What is expected:
All of the lines below are to be printed again exactly; images are excluded from the output.

Supplied information:
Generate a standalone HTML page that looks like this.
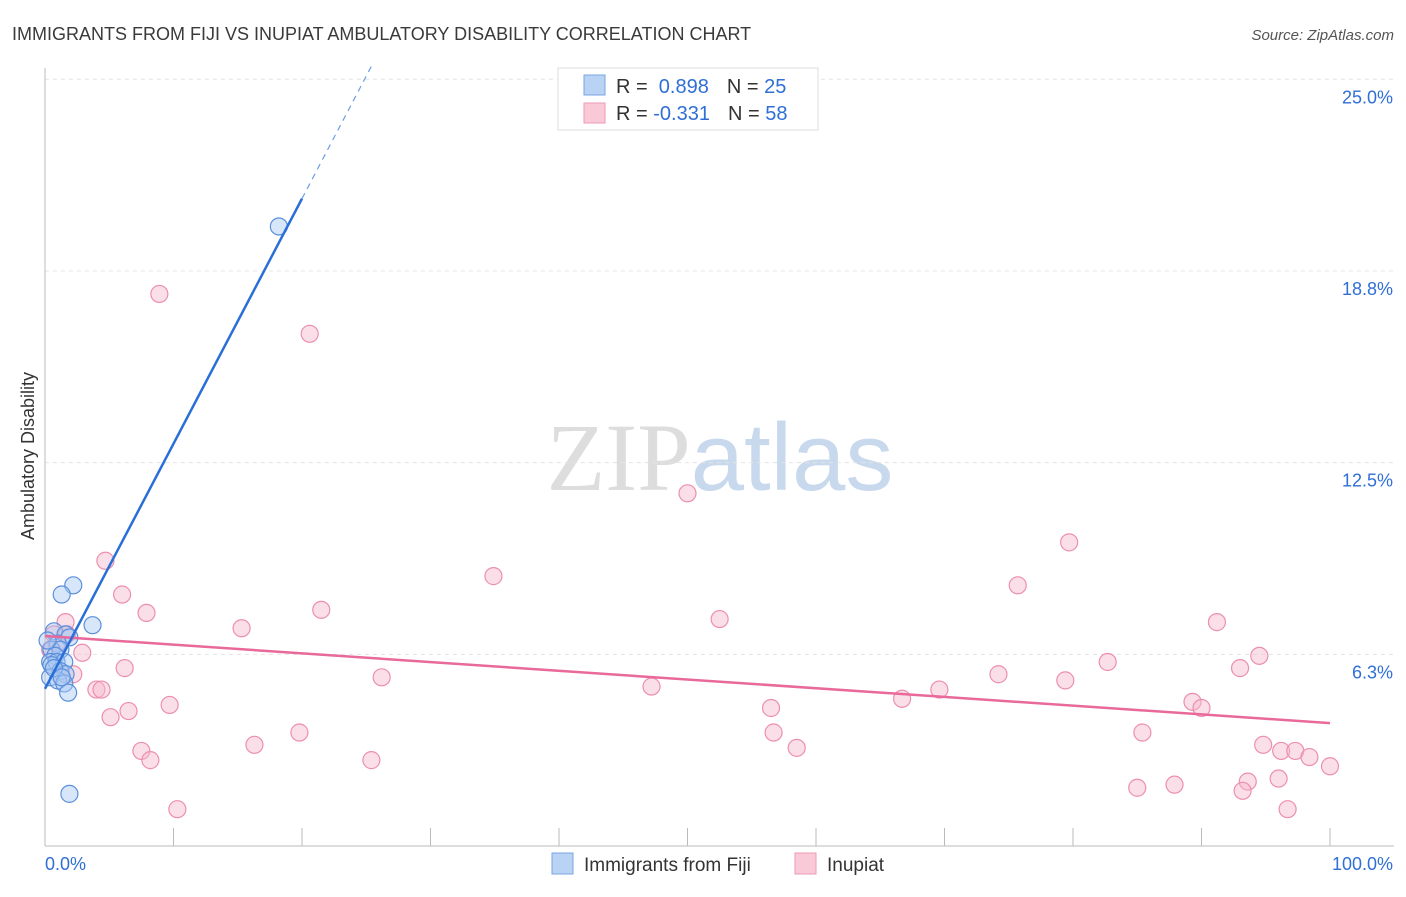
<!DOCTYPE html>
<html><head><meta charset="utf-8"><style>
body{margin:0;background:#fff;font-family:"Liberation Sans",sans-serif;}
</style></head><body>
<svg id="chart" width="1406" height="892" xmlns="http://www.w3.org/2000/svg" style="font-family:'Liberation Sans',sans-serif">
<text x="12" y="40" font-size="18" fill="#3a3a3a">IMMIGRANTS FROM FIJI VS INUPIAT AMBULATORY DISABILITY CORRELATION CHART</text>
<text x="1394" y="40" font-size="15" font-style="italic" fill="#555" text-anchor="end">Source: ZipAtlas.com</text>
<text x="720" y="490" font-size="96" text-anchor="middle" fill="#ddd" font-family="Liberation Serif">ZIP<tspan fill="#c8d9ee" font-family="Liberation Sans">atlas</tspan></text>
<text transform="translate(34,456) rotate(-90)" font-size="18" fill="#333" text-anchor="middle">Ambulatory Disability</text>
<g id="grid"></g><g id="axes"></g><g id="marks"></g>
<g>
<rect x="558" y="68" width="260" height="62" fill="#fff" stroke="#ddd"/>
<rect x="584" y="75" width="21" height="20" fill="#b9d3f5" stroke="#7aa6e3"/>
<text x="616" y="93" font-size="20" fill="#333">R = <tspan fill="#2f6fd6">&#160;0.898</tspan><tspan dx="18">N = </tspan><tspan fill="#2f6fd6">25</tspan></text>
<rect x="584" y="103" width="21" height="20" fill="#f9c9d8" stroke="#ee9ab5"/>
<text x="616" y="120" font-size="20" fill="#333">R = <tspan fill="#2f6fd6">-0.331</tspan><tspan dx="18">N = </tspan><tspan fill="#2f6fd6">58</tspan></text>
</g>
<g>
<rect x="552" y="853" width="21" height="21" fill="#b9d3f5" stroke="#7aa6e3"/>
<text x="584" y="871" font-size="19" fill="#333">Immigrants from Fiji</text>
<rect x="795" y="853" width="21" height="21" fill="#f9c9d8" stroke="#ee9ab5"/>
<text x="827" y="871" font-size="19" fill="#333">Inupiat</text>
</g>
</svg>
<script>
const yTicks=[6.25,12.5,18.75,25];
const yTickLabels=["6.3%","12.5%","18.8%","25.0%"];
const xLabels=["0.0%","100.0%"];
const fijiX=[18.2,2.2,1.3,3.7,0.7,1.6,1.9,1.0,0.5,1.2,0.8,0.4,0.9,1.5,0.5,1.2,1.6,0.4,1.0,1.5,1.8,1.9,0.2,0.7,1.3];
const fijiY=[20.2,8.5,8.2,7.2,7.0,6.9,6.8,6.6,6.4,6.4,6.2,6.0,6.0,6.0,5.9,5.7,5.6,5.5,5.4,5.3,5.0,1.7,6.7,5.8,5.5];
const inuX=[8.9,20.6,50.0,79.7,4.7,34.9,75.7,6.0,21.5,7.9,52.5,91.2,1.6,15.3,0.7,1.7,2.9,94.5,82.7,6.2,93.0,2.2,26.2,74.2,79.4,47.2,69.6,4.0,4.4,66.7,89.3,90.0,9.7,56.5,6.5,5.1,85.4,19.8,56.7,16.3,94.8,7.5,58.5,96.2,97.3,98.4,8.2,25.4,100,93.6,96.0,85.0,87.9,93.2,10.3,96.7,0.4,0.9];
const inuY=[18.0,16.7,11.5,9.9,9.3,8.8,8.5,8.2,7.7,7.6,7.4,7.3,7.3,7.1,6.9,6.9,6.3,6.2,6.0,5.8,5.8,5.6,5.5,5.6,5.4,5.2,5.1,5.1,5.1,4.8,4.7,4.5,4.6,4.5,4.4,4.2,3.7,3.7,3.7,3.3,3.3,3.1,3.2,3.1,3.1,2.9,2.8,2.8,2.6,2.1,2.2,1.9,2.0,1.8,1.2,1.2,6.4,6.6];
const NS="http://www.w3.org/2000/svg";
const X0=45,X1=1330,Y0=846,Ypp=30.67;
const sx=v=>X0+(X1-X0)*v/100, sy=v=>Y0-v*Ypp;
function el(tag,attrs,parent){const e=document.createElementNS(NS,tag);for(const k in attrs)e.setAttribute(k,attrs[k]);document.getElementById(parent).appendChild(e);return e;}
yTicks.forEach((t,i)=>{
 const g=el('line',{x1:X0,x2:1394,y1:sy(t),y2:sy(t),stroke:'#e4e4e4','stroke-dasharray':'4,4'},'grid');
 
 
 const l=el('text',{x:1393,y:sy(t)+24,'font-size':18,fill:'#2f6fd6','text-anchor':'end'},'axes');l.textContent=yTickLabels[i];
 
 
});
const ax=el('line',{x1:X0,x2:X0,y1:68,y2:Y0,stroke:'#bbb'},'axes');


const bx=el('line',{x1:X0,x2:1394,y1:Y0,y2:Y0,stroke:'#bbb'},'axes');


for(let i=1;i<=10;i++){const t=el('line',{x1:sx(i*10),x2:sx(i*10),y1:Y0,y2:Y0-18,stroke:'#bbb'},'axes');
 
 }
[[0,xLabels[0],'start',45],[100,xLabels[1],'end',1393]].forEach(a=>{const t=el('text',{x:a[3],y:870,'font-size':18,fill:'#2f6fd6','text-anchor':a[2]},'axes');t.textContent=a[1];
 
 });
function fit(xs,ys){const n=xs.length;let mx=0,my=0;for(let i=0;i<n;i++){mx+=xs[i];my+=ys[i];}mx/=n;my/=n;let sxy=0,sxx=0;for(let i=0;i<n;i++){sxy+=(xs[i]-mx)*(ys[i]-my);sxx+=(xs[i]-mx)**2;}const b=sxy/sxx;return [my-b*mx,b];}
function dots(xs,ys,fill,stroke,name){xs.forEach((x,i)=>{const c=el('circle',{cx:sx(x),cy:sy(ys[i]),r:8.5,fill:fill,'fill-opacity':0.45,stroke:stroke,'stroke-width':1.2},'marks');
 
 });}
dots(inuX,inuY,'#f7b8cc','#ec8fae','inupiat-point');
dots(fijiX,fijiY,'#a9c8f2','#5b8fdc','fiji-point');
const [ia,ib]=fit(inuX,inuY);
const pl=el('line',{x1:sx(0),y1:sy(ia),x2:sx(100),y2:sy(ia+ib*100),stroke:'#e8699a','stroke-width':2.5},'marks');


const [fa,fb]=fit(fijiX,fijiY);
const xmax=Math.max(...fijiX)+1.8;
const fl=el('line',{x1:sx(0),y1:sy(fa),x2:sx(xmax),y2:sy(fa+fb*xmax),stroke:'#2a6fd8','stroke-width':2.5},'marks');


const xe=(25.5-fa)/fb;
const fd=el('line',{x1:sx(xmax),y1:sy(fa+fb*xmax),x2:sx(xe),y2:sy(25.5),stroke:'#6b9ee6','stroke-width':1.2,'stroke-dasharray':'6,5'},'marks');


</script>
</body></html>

Reply:
Generate a standalone HTML page that looks like this.
<!DOCTYPE html>
<html><head><meta charset="utf-8"><style>
body{margin:0;background:#fff;font-family:"Liberation Sans",sans-serif;}
</style></head><body>
<svg id="chart" width="1406" height="892" xmlns="http://www.w3.org/2000/svg" style="font-family:'Liberation Sans',sans-serif">
<text x="12" y="40" font-size="18" fill="#3a3a3a">IMMIGRANTS FROM FIJI VS INUPIAT AMBULATORY DISABILITY CORRELATION CHART</text>
<text x="1394" y="40" font-size="15" font-style="italic" fill="#555" text-anchor="end">Source: ZipAtlas.com</text>
<text x="720" y="490" font-size="96" text-anchor="middle" fill="#ddd" font-family="Liberation Serif">ZIP<tspan fill="#c8d9ee" font-family="Liberation Sans">atlas</tspan></text>
<text transform="translate(34,456) rotate(-90)" font-size="18" fill="#333" text-anchor="middle">Ambulatory Disability</text>
<g id="grid"></g><g id="axes"></g><g id="marks"></g>
<g>
<rect x="558" y="68" width="260" height="62" fill="#fff" stroke="#ddd"/>
<rect x="584" y="75" width="21" height="20" fill="#b9d3f5" stroke="#7aa6e3"/>
<text x="616" y="93" font-size="20" fill="#333">R = <tspan fill="#2f6fd6">&#160;0.898</tspan><tspan dx="18">N = </tspan><tspan fill="#2f6fd6">25</tspan></text>
<rect x="584" y="103" width="21" height="20" fill="#f9c9d8" stroke="#ee9ab5"/>
<text x="616" y="120" font-size="20" fill="#333">R = <tspan fill="#2f6fd6">-0.331</tspan><tspan dx="18">N = </tspan><tspan fill="#2f6fd6">58</tspan></text>
</g>
<g>
<rect x="552" y="853" width="21" height="21" fill="#b9d3f5" stroke="#7aa6e3"/>
<text x="584" y="871" font-size="19" fill="#333">Immigrants from Fiji</text>
<rect x="795" y="853" width="21" height="21" fill="#f9c9d8" stroke="#ee9ab5"/>
<text x="827" y="871" font-size="19" fill="#333">Inupiat</text>
</g>
</svg>
<script>
const yTicks=[6.25,12.5,18.75,25];
const yTickLabels=["6.3%","12.5%","18.8%","25.0%"];
const xLabels=["0.0%","100.0%"];
const fijiX=[18.2,2.2,1.3,3.7,0.7,1.6,1.9,1.0,0.5,1.2,0.8,0.4,0.9,1.5,0.5,1.2,1.6,0.4,1.0,1.5,1.8,1.9,0.2,0.7,1.3];
const fijiY=[20.2,8.5,8.2,7.2,7.0,6.9,6.8,6.6,6.4,6.4,6.2,6.0,6.0,6.0,5.9,5.7,5.6,5.5,5.4,5.3,5.0,1.7,6.7,5.8,5.5];
const inuX=[8.9,20.6,50.0,79.7,4.7,34.9,75.7,6.0,21.5,7.9,52.5,91.2,1.6,15.3,0.7,1.7,2.9,94.5,82.7,6.2,93.0,2.2,26.2,74.2,79.4,47.2,69.6,4.0,4.4,66.7,89.3,90.0,9.7,56.5,6.5,5.1,85.4,19.8,56.7,16.3,94.8,7.5,58.5,96.2,97.3,98.4,8.2,25.4,100,93.6,96.0,85.0,87.9,93.2,10.3,96.7,0.4,0.9];
const inuY=[18.0,16.7,11.5,9.9,9.3,8.8,8.5,8.2,7.7,7.6,7.4,7.3,7.3,7.1,6.9,6.9,6.3,6.2,6.0,5.8,5.8,5.6,5.5,5.6,5.4,5.2,5.1,5.1,5.1,4.8,4.7,4.5,4.6,4.5,4.4,4.2,3.7,3.7,3.7,3.3,3.3,3.1,3.2,3.1,3.1,2.9,2.8,2.8,2.6,2.1,2.2,1.9,2.0,1.8,1.2,1.2,6.4,6.6];
const NS="http://www.w3.org/2000/svg";
const X0=45,X1=1330,Y0=846,Ypp=30.67;
const sx=v=>X0+(X1-X0)*v/100, sy=v=>Y0-v*Ypp;
function el(tag,attrs,parent){const e=document.createElementNS(NS,tag);for(const k in attrs)e.setAttribute(k,attrs[k]);document.getElementById(parent).appendChild(e);return e;}
yTicks.forEach((t,i)=>{
 const g=el('line',{x1:X0,x2:1394,y1:sy(t),y2:sy(t),stroke:'#e4e4e4','stroke-dasharray':'4,4'},'grid');
 
 
 const l=el('text',{x:1393,y:sy(t)+24,'font-size':18,fill:'#2f6fd6','text-anchor':'end'},'axes');l.textContent=yTickLabels[i];
 
 
});
const ax=el('line',{x1:X0,x2:X0,y1:68,y2:Y0,stroke:'#bbb'},'axes');


const bx=el('line',{x1:X0,x2:1394,y1:Y0,y2:Y0,stroke:'#bbb'},'axes');


for(let i=1;i<=10;i++){const t=el('line',{x1:sx(i*10),x2:sx(i*10),y1:Y0,y2:Y0-18,stroke:'#bbb'},'axes');
 
 }
[[0,xLabels[0],'start',45],[100,xLabels[1],'end',1393]].forEach(a=>{const t=el('text',{x:a[3],y:870,'font-size':18,fill:'#2f6fd6','text-anchor':a[2]},'axes');t.textContent=a[1];
 
 });
function fit(xs,ys){const n=xs.length;let mx=0,my=0;for(let i=0;i<n;i++){mx+=xs[i];my+=ys[i];}mx/=n;my/=n;let sxy=0,sxx=0;for(let i=0;i<n;i++){sxy+=(xs[i]-mx)*(ys[i]-my);sxx+=(xs[i]-mx)**2;}const b=sxy/sxx;return [my-b*mx,b];}
function dots(xs,ys,fill,stroke,name){xs.forEach((x,i)=>{const c=el('circle',{cx:sx(x),cy:sy(ys[i]),r:8.5,fill:fill,'fill-opacity':0.45,stroke:stroke,'stroke-width':1.2},'marks');
 
 });}
dots(inuX,inuY,'#f7b8cc','#ec8fae','inupiat-point');
dots(fijiX,fijiY,'#a9c8f2','#5b8fdc','fiji-point');
const [ia,ib]=fit(inuX,inuY);
const pl=el('line',{x1:sx(0),y1:sy(ia),x2:sx(100),y2:sy(ia+ib*100),stroke:'#e8699a','stroke-width':2.5},'marks');


const [fa,fb]=fit(fijiX,fijiY);
const xmax=Math.max(...fijiX)+1.8;
const fl=el('line',{x1:sx(0),y1:sy(fa),x2:sx(xmax),y2:sy(fa+fb*xmax),stroke:'#2a6fd8','stroke-width':2.5},'marks');


const xe=(25.5-fa)/fb;
const fd=el('line',{x1:sx(xmax),y1:sy(fa+fb*xmax),x2:sx(xe),y2:sy(25.5),stroke:'#6b9ee6','stroke-width':1.2,'stroke-dasharray':'6,5'},'marks');


</script>
</body></html>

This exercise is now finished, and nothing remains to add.